Airborne lidar systems, such as the Riegl VQ‑880‑G and Leica Chiroptera 4X, can shoot laser pulses through shallow water to map the seafloor from aircraft. In the Arctic, these systems are flown from helicopters or fixed‑wing planes to map coastal zones, grounding lines, and iceberg scours. Advances in green wavelength lidar and greater pulse repetition rates promise to penetrate deeper and in lower water clarity conditions. When combined with satellite passive optical data, airborne lidar can generate high‑resolution coastal bathymetry at a fraction of the cost of ship‑based surveys.
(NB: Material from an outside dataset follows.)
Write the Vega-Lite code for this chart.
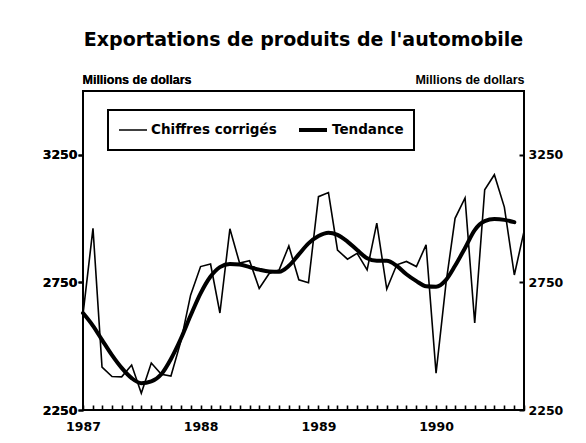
{
  "$schema": "https://vega.github.io/schema/vega-lite/v6.json",
  "width": 441,
  "height": 319,
  "autosize": {"type": "none"},
  "padding": {"left": 83, "top": 91, "right": 62, "bottom": 33},
  "background": "white",
  "title": {
    "text": "Exportations de produits de l'automobile",
    "font": "DejaVu Sans",
    "fontSize": 19,
    "fontWeight": "bold",
    "color": "black",
    "anchor": "middle",
    "frame": "group",
    "offset": 23
  },
  "datasets": {
    "raw": [
      {"date": "1987-01-01", "value": 2625, "series": "Chiffres corrigés"},
      {"date": "1987-02-01", "value": 2962, "series": "Chiffres corrigés"},
      {"date": "1987-03-01", "value": 2418, "series": "Chiffres corrigés"},
      {"date": "1987-04-01", "value": 2381, "series": "Chiffres corrigés"},
      {"date": "1987-05-01", "value": 2380, "series": "Chiffres corrigés"},
      {"date": "1987-06-01", "value": 2426, "series": "Chiffres corrigés"},
      {"date": "1987-07-01", "value": 2316, "series": "Chiffres corrigés"},
      {"date": "1987-08-01", "value": 2434, "series": "Chiffres corrigés"},
      {"date": "1987-09-01", "value": 2390, "series": "Chiffres corrigés"},
      {"date": "1987-10-01", "value": 2383, "series": "Chiffres corrigés"},
      {"date": "1987-11-01", "value": 2520, "series": "Chiffres corrigés"},
      {"date": "1987-12-01", "value": 2700, "series": "Chiffres corrigés"},
      {"date": "1988-01-01", "value": 2812, "series": "Chiffres corrigés"},
      {"date": "1988-02-01", "value": 2822, "series": "Chiffres corrigés"},
      {"date": "1988-03-01", "value": 2630, "series": "Chiffres corrigés"},
      {"date": "1988-04-01", "value": 2960, "series": "Chiffres corrigés"},
      {"date": "1988-05-01", "value": 2826, "series": "Chiffres corrigés"},
      {"date": "1988-06-01", "value": 2835, "series": "Chiffres corrigés"},
      {"date": "1988-07-01", "value": 2726, "series": "Chiffres corrigés"},
      {"date": "1988-08-01", "value": 2785, "series": "Chiffres corrigés"},
      {"date": "1988-09-01", "value": 2799, "series": "Chiffres corrigés"},
      {"date": "1988-10-01", "value": 2893, "series": "Chiffres corrigés"},
      {"date": "1988-11-01", "value": 2760, "series": "Chiffres corrigés"},
      {"date": "1988-12-01", "value": 2749, "series": "Chiffres corrigés"},
      {"date": "1989-01-01", "value": 3086, "series": "Chiffres corrigés"},
      {"date": "1989-02-01", "value": 3102, "series": "Chiffres corrigés"},
      {"date": "1989-03-01", "value": 2877, "series": "Chiffres corrigés"},
      {"date": "1989-04-01", "value": 2841, "series": "Chiffres corrigés"},
      {"date": "1989-05-01", "value": 2864, "series": "Chiffres corrigés"},
      {"date": "1989-06-01", "value": 2799, "series": "Chiffres corrigés"},
      {"date": "1989-07-01", "value": 2982, "series": "Chiffres corrigés"},
      {"date": "1989-08-01", "value": 2724, "series": "Chiffres corrigés"},
      {"date": "1989-09-01", "value": 2819, "series": "Chiffres corrigés"},
      {"date": "1989-10-01", "value": 2832, "series": "Chiffres corrigés"},
      {"date": "1989-11-01", "value": 2812, "series": "Chiffres corrigés"},
      {"date": "1989-12-01", "value": 2897, "series": "Chiffres corrigés"},
      {"date": "1990-01-01", "value": 2394, "series": "Chiffres corrigés"},
      {"date": "1990-02-01", "value": 2748, "series": "Chiffres corrigés"},
      {"date": "1990-03-01", "value": 3001, "series": "Chiffres corrigés"},
      {"date": "1990-04-01", "value": 3081, "series": "Chiffres corrigés"},
      {"date": "1990-05-01", "value": 2591, "series": "Chiffres corrigés"},
      {"date": "1990-06-01", "value": 3113, "series": "Chiffres corrigés"},
      {"date": "1990-07-01", "value": 3172, "series": "Chiffres corrigés"},
      {"date": "1990-08-01", "value": 3045, "series": "Chiffres corrigés"},
      {"date": "1990-09-01", "value": 2779, "series": "Chiffres corrigés"},
      {"date": "1990-10-01", "value": 2950, "series": "Chiffres corrigés"}
    ],
    "trend": [
      {"date": "1987-01-01", "value": 2630, "series": "Tendance"},
      {"date": "1987-02-01", "value": 2580, "series": "Tendance"},
      {"date": "1987-03-01", "value": 2525, "series": "Tendance"},
      {"date": "1987-04-01", "value": 2465, "series": "Tendance"},
      {"date": "1987-05-01", "value": 2415, "series": "Tendance"},
      {"date": "1987-06-01", "value": 2375, "series": "Tendance"},
      {"date": "1987-07-01", "value": 2355, "series": "Tendance"},
      {"date": "1987-08-01", "value": 2362, "series": "Tendance"},
      {"date": "1987-09-01", "value": 2390, "series": "Tendance"},
      {"date": "1987-10-01", "value": 2450, "series": "Tendance"},
      {"date": "1987-11-01", "value": 2530, "series": "Tendance"},
      {"date": "1987-12-01", "value": 2620, "series": "Tendance"},
      {"date": "1988-01-01", "value": 2707, "series": "Tendance"},
      {"date": "1988-02-01", "value": 2773, "series": "Tendance"},
      {"date": "1988-03-01", "value": 2810, "series": "Tendance"},
      {"date": "1988-04-01", "value": 2822, "series": "Tendance"},
      {"date": "1988-05-01", "value": 2820, "series": "Tendance"},
      {"date": "1988-06-01", "value": 2810, "series": "Tendance"},
      {"date": "1988-07-01", "value": 2800, "series": "Tendance"},
      {"date": "1988-08-01", "value": 2793, "series": "Tendance"},
      {"date": "1988-09-01", "value": 2792, "series": "Tendance"},
      {"date": "1988-10-01", "value": 2815, "series": "Tendance"},
      {"date": "1988-11-01", "value": 2860, "series": "Tendance"},
      {"date": "1988-12-01", "value": 2903, "series": "Tendance"},
      {"date": "1989-01-01", "value": 2932, "series": "Tendance"},
      {"date": "1989-02-01", "value": 2945, "series": "Tendance"},
      {"date": "1989-03-01", "value": 2936, "series": "Tendance"},
      {"date": "1989-04-01", "value": 2910, "series": "Tendance"},
      {"date": "1989-05-01", "value": 2877, "series": "Tendance"},
      {"date": "1989-06-01", "value": 2845, "series": "Tendance"},
      {"date": "1989-07-01", "value": 2835, "series": "Tendance"},
      {"date": "1989-08-01", "value": 2835, "series": "Tendance"},
      {"date": "1989-09-01", "value": 2815, "series": "Tendance"},
      {"date": "1989-10-01", "value": 2782, "series": "Tendance"},
      {"date": "1989-11-01", "value": 2755, "series": "Tendance"},
      {"date": "1989-12-01", "value": 2735, "series": "Tendance"},
      {"date": "1990-01-01", "value": 2733, "series": "Tendance"},
      {"date": "1990-02-01", "value": 2760, "series": "Tendance"},
      {"date": "1990-03-01", "value": 2815, "series": "Tendance"},
      {"date": "1990-04-01", "value": 2885, "series": "Tendance"},
      {"date": "1990-05-01", "value": 2955, "series": "Tendance"},
      {"date": "1990-06-01", "value": 2990, "series": "Tendance"},
      {"date": "1990-07-01", "value": 2998, "series": "Tendance"},
      {"date": "1990-08-01", "value": 2995, "series": "Tendance"},
      {"date": "1990-09-01", "value": 2986, "series": "Tendance"}
    ]
  },
  "encoding": {
    "x": {
      "field": "date",
      "type": "temporal",
      "scale": {
        "type": "utc",
        "domain": [
          {"year": 1987, "month": 1, "date": 1, "utc": true},
          {"year": 1990, "month": 10, "date": 1, "utc": true}
        ]
      },
      "axis": {
        "title": null,
        "ticks": true,
        "tickCount": {"interval": "month", "step": 1},
        "labelExpr": "utcmonth(datum.value) === 0 ? utcFormat(datum.value, '%Y') : ''",
        "labelOverlap": false,
        "labelFlush": false,
        "offset": -5,
        "tickSize": 5,
        "tickWidth": 1.6,
        "labelPadding": 10,
        "labelBaseline": "top",
        "grid": false
      }
    },
    "y": {
      "field": "value",
      "type": "quantitative",
      "scale": {"domain": [2250, 3500], "nice": false, "zero": false},
      "axis": {
        "orient": "left",
        "values": [2250, 2750, 3250],
        "format": "d",
        "title": "Millions de dollars",
        "titleAngle": 0,
        "titleAlign": "left",
        "titleBaseline": "alphabetic",
        "titleX": -1,
        "titleY": -8,
        "tickSize": 5,
        "tickWidth": 2,
        "labelPadding": 1,
        "grid": false
      }
    },
    "strokeWidth": {
      "field": "series",
      "type": "nominal",
      "scale": {"domain": ["Chiffres corrigés", "Tendance"], "range": [1.6, 4]},
      "legend": {
        "title": null,
        "orient": "none",
        "legendX": 25,
        "legendY": 19,
        "direction": "horizontal",
        "symbolType": "stroke",
        "symbolSize": 784,
        "symbolStrokeColor": "black",
        "strokeColor": "black",
        "padding": 10,
        "clipHeight": 20,
        "labelOffset": 3,
        "columnPadding": 20,
        "labelFont": "DejaVu Sans",
        "labelFontWeight": "bold",
        "labelFontSize": 13.5,
        "labelColor": "black"
      }
    }
  },
  "layer": [
    {
      "data": {"name": "raw"},
      "mark": {"type": "line", "color": "black", "interpolate": "linear", "strokeJoin": "miter"}
    },
    {
      "data": {"name": "trend"},
      "mark": {"type": "line", "color": "black", "interpolate": "monotone", "strokeCap": "round"}
    },
    {
      "data": {"name": "raw"},
      "mark": {"type": "rule", "opacity": 0},
      "encoding": {
        "y": {
          "field": "value",
          "type": "quantitative",
          "axis": {
            "orient": "right",
            "values": [2250, 2750, 3250],
            "format": "d",
            "title": "Millions de dollars",
            "titleAngle": 0,
            "titleAlign": "right",
            "titleBaseline": "alphabetic",
            "titleX": 5,
            "titleY": -8,
            "offset": -5,
            "tickSize": 5,
            "tickWidth": 2,
            "labelPadding": 4,
            "grid": false
          }
        },
        "strokeWidth": {"value": 0}
      }
    }
  ],
  "resolve": {"scale": {"y": "shared"}, "axis": {"y": "independent"}},
  "config": {
    "view": {"stroke": "black", "strokeWidth": 2},
    "axis": {
      "domain": false,
      "labelFont": "DejaVu Sans",
      "labelFontWeight": "bold",
      "labelFontSize": 12.5,
      "labelColor": "black",
      "tickColor": "black",
      "tickWidth": 1.5,
      "titleFont": "Liberation Sans",
      "titleFontWeight": "bold",
      "titleFontSize": 12.5,
      "titleColor": "black"
    },
    "legend": {"strokeWidth": 2}
  }
}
Climate‑Driven Changes and Adaptive Surveying

Rapidly changing ice conditions—including thinner first‑year ice, longer open‑water periods, and increased glacial calving—require adaptable survey plans. Hydrographic offices are moving toward dynamic charting, where online databases are updated frequently using crowd‑sourced data from commercial vessels. The Arctic Marine Shipping Assessment and Polar Code have driven demand for up‑to‑date charts. As Arctic waters become more navigable, the need for comprehensive hydrography will only intensify, underscoring the importance of continued investment in innovative survey technologies and international collaboration.

Conclusion

Hydrographic surveying in the Arctic presents a demanding set of challenges—extreme weather, heavy ice cover, short seasons, and logistical difficulties—that push the boundaries of traditional maritime surveying. Yet through the adoption of autonomous vehicles, advanced remote sensing, specialized ice‑capable platforms, and intelligent data fusion, the hydrographic community is making steady progress toward mapping one of the world’s last great unexplored frontiers. As climate change reshapes the region, accurate and timely bathymetry will be essential for safe navigation, resource management, environmental protection, and the sustainable development of the Arctic. Continued innovation and international cooperation remain the keys to overcoming the unique obstacles of Arctic surveying and ensuring that these vital waters are charted for future generations.